Newsroom Article

Sweet Stevens Prevails in School Expulsion Case

News Release

Posted on in Press Releases and Announcements

New Britain, PA – The Blue Ridge School District, represented by Christopher A. Bambach of Sweet, Stevens, Katz & Williams LLP, has prevailed in a hearing officer’s decision to uphold a May 2023 expulsion. The hearing officer determined that a student’s parents failed to prove that the student is affected with a disability and, as such, is ineligible to receive discipline protections found in the Individuals with Disabilities Education Act (IDEA).

In the case, a student was expelled for one school year after threatening to assault a staff member in May of 2023. Following the expulsion, and with parent approval, the district enrolled the student in a virtual learning network. An expedited evaluation that followed in October of 2023 was ultimately determined inadequate by the hearing officer.

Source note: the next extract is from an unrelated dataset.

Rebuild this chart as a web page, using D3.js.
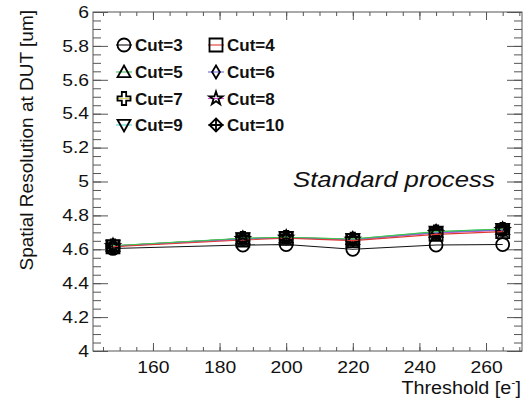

In that evaluation, a private clinical psychologist, who was also a school psychologist, completed an independent educational evaluation (IEE) of the student. The evaluation included a measure of intelligence and achievement, but no behavioral, social, or emotional assessment. The student’s mother completed a behavior assessment, noting concerns with challenging conduct, depressed mood, low frustration tolerance, impulsivity, and hyperactivity. In a self-report, the student noted personal struggles with organizing, prioritizing, focusing, and sustaining attention, managing frustrations, and modulating emotions. The psychologist concluded that the student was IDEA eligible under Emotional Disturbance and Other Health Impairment, which protects students from long-term suspensions and expulsion if the student's actions are a manifestation of the student's disability.

The parents then filed an expedited due process complaint to return the student to high school, along with a second complaint seeking a reversal of the first expedited decision and order. The hearing officer, however, found the parents’ witness, the psychologist who wrote the IEE, potentially biased, asserting that she advanced opinions, recommendations, and conclusions that were not grounded in the report. And, since a team - and not an individual - must complete such a report, it then did not meet the criteria of the law. Therefore, the officer ruled in favor of the district.

Christopher Bambach represents school entities at both the administrative and appellate levels, and also proactively provides informed counseling to his clients in all matters of special education.

Sweet, Stevens, Katz & Williams, LLP was formed in 1995 by nine experienced education lawyers who created the first private law practice in Pennsylvania dedicated entirely to Education Law. Since then, the firm has grown to 25 attorneys who represent over 290 school and municipal entities as Solicitors or as Special Counsel in more than 50 counties throughout Pennsylvania.